Le peintre scandalise. Le public est repoussé par l’obscurité des œuvres, en contraste avec la clarté des celles des impressionnistes. On parle de « tableaux noirs ». Le critique Vauxcelles se fait le défenseur de l’artiste :
Quand il peint une fille de joie, Rouault ne se réjouit pas cruellement, comme Lautrec, du vice qu’exhale la créature, il en souffre et en pleure.
Le monde des forains apparait dans l’œuvre de Rouault en 1903. Le thème du cirque est un des sujets d’élection du peintre. Le cirque Médrano proche de son atelier ravive ses souvenirs d’enfance à Belleville.
J’ai vu clairement que le “Pitre”, c’était moi, c’était nous… Cet habit riche et pailleté, c’est la vie qui nous le donne… J’ai le défaut… de ne jamais laisser à personne son “habit pailleté”. Fut-il roi ou empereur, l’homme que j’ai devant moi c’est son âme que je veux voir…
Lettre à André Schuré, 1904
Puis Rouault hante le Palais de Justice où il a ses entrées grâce au substitut Granier rencontré en 1908. « Plus que l’inégalité entre les Riches et les Pauvres, ce qui l’indigne dans notre société est l’existence d’une parodie de justice ». « Rouault est seulement le témoin d’une terrible tragédie jouée par des pécheurs, qui témoignent tous également sur la misère humaine » (Bernard Dorival).
Si j’ai fait à des juges des figures si lamentables, c’est que je trahissais sans doute l’angoisse que j’éprouve à la vue d’un être humain qui doit juger les autres hommes. S’il m’est arrivé de confondre la tête du juge avec celle de l’accusé, cette erreur ne trahissait que mon désarroi… Les juges eux-mêmes je ne puis les condamner.

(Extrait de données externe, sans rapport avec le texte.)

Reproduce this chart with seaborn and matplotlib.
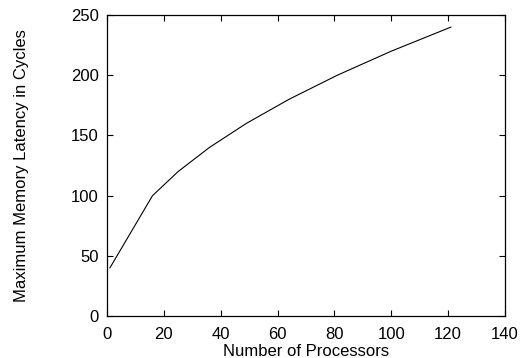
import matplotlib
matplotlib.use("Agg")
import matplotlib.pyplot as plt
import seaborn as sns
import pandas as pd

# processors vs max memory latency
processors = [1, 16, 25, 36, 49, 64, 81, 100, 121]
latency = [40, 100, 120, 140, 160, 180, 200, 220, 240]

df = pd.DataFrame({'procs': processors, 'latency': latency})

sns.set_style('ticks')
plt.rcParams['font.family'] = ['Liberation Sans', 'DejaVu Sans']
plt.rcParams['text.color'] = 'black'
plt.rcParams['axes.labelcolor'] = 'black'

fig = plt.figure(figsize=(5.29, 3.58), dpi=100)
ax = fig.add_axes([0.2023, 0.117, 0.7523, 0.841])
sns.lineplot(data=df, x='procs', y='latency', color='black', linewidth=0.8, ax=ax)

ax.set_xlim(0, 140)
ax.set_ylim(0, 250)
ax.set_xticks(range(0, 141, 20))
ax.set_yticks(range(0, 251, 50))
ax.tick_params(direction='in', length=4.5, width=0.8, top=True, right=True,
               labelsize=12, pad=6, colors='black')
ax.tick_params(axis='x', pad=8)
for s in ax.spines.values():
    s.set_visible(True)
    s.set_linewidth(0.9)
    s.set_color('black')
ax.set_xlabel('Number of Processors', fontsize=12, labelpad=1)
ax.set_ylabel('Maximum Memory Latency in Cycles', fontsize=12, labelpad=30)

fig.savefig('out.png', dpi=100)
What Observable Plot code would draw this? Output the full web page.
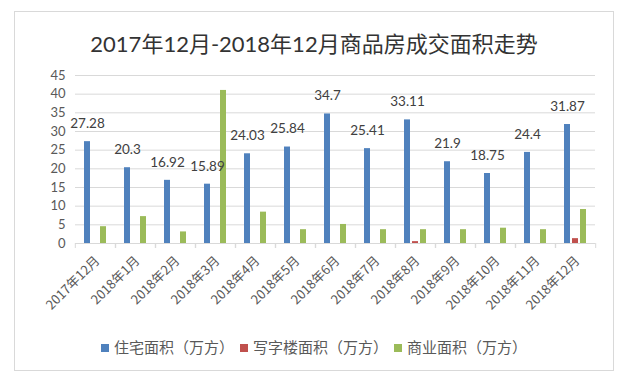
<!DOCTYPE html>
<html><head><meta charset="utf-8">
<script src="https://cdn.jsdelivr.net/npm/d3@7"></script>
<script src="https://cdn.jsdelivr.net/npm/@observablehq/plot@0.6"></script>
<style>
body{margin:0;background:#fff;font-family:Lato,"Noto Sans CJK SC",sans-serif;}
#wrap{position:relative;width:630px;height:390px;overflow:hidden;}
#frame{position:absolute;left:14px;top:11px;width:598px;height:358px;border:1px solid #d9d9d9;}
#title{position:absolute;left:14px;width:600px;top:28px;text-align:center;font-size:22px;color:#333;line-height:32px;white-space:nowrap;}
#chart{position:absolute;left:0;top:0;}
#legend{position:absolute;left:14px;width:600px;top:337px;text-align:center;font-size:15px;color:#595959;font-family:"Noto Sans CJK SC",sans-serif;line-height:20px;white-space:nowrap;}
#legend .item{display:inline-block;margin:0 3px;}
#legend .sw{display:inline-block;width:8px;height:8px;margin-right:5px;vertical-align:1px;}
</style>
</head><body>
<div id="wrap">
<div id="frame"></div>
<div id="title">2017年12月-2018年12月商品房成交面积走势</div>
<div id="chart"></div>
<div id="legend"></div>
</div>
<script>
const months = ["2017年12月","2018年1月","2018年2月","2018年3月","2018年4月","2018年5月","2018年6月","2018年7月","2018年8月","2018年9月","2018年10月","2018年11月","2018年12月"];
const series = ["住宅面积（万方）","写字楼面积（万方）","商业面积（万方）"];
const residential = [27.28,20.3,16.92,15.89,24.03,25.84,34.7,25.41,33.11,21.9,18.75,24.4,31.87];
const office = [0,0,0,0,0,0,0,0,0.5,0,0,0,1.3];
const commercial = [4.5,7.2,3.1,41,8.4,3.7,5.1,3.7,3.7,3.7,4.1,3.7,9.1];
const colors = ["#4F81BD","#C0504D","#9BBB59"];
const yTicks = [0,5,10,15,20,25,30,35,40,45];

const seriesValues = [residential, office, commercial];
const rows = months.flatMap((m,i)=>series.map((s,j)=>({month:m, series:s, value:seriesValues[j][i]})));

const W = 630, H = 330, ML = 72, MR = 33;
const bw = (W - ML - MR) / months.length;

const chart = Plot.plot({
  width: W, height: H,
  marginTop: 75, marginBottom: 87, marginLeft: ML, marginRight: MR,
  style: {fontFamily: 'Lato,"Noto Sans CJK SC",sans-serif', fontSize: "13px", color: "#595959", background: "transparent"},
  fx: {domain: months, padding: 0, label: null, axis: null},
  x: {domain: series, paddingInner: 0.2, paddingOuter: 0.91, axis: null},
  y: {domain: [0,45], label: null},
  color: {domain: series, range: colors},
  marks: [
    Plot.gridY(yTicks, {stroke: "#d9d9d9", strokeOpacity: 1}),
    Plot.axisY(yTicks, {tickSize: 0, tickPadding: 10, fontSize: 13, label: null, fill: "#595959"}),
    Plot.barY(rows, {fx: "month", x: "series", y: "value", fill: "series"}),
    Plot.text(rows.filter(d => d.series === series[0]), {fx: "month", x: "series", y: "value", text: d => String(d.value), dy: -18, fontSize: 13.5, fill: "#404040"}),
    Plot.ruleY([0], {stroke: "#d9d9d9"}),
    Plot.axisFx({anchor: "bottom", tickRotate: -45, tickSize: 0, tickPadding: 15, dx: 2, fontSize: 13, fill: "#595959", label: null, fontFamily: '"Noto Sans CJK SC",sans-serif'}),
    Plot.axisFx({anchor: "bottom", tickSize: 5, text: null, dx: -bw/2, stroke: "#d9d9d9", strokeOpacity: 1, label: null}),
    Plot.axisFx([months[months.length-1]], {anchor: "bottom", tickSize: 5, text: null, dx: bw/2, stroke: "#d9d9d9", strokeOpacity: 1, label: null})
  ]
});
document.getElementById("chart").appendChild(chart);

const legend = document.getElementById("legend");
series.forEach((s,i)=>{
  const it = document.createElement("span"); it.className = "item";
  const sw = document.createElement("span"); sw.className = "sw"; sw.style.background = colors[i];
  it.appendChild(sw); it.appendChild(document.createTextNode(s));
  legend.appendChild(it);
});
</script>
</body></html>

Ses thèmes sont inspirés de la réalité observée mais filtrée par sa vision intérieure et par son caractère impulsif et passionné. Rouault ne cherche pas à distraire, il ne recherche pas l’agréable et le séduisant. Son œuvre est sous-tendue par une expérience morale et humaine.
Rouault affirme son individualité
En ce début de XXe siècle, Rouault affirme et recherche son individualité. Un nouveau style s’élabore. Les peintures se caractérisent par la violence du dessin, et des couleurs, par le dynamisme de la ligne, par l’aspect vif et appuyé de la touche. Les déformations qu’il inflige à ses personnages lui permettent d’en accentuer l’expression. Au risque de perdre le soutien des collectionneurs de Gustave Moreau, il abandonne son ancienne manière. La brutalité de ses œuvres choque ses contemporains. Malgré les lettres d’injures qu’il reçoit, il persiste dans sa voie.
Dès cette période, Rouault accorde beaucoup d’importance à la matière. Il mélange de l’aquarelle avec de la gouache et du pastel sur du papier qu’il fait ensuite coller sur toile. Il obtient ainsi une matière singulière et une harmonie subtile des couleurs. Vers 1910, il commence à utiliser la peinture à l’huile qui lui offre un chromatisme plus riche. L’huile va supplanter progressivement les techniques mixtes. Rouault explore les différentes techniques afin de dégager celle qui correspond le mieux à son tempérament. Il pratique intensément l’art de la céramique puis celui de la gravure. Ces deux activités lui donneront une relation artisanale avec l’œuvre, en touchant la matière au plus près et lui seront, après des années de recherche, d’un apport essentiel dans sa peinture.
Les années 1913-1914 sont l’amorce d’une nouvelle étape de son évolution. Elle s’élabore par le déplacement de sa thématique et la schématisation grandissante des formes. À force d’expérimentation et de travail acharné, Rouault trouve et perfectionne peu à peu ses moyens d’expressions. Sa peinture est un savant dosage de la main, du cœur et de l’esprit.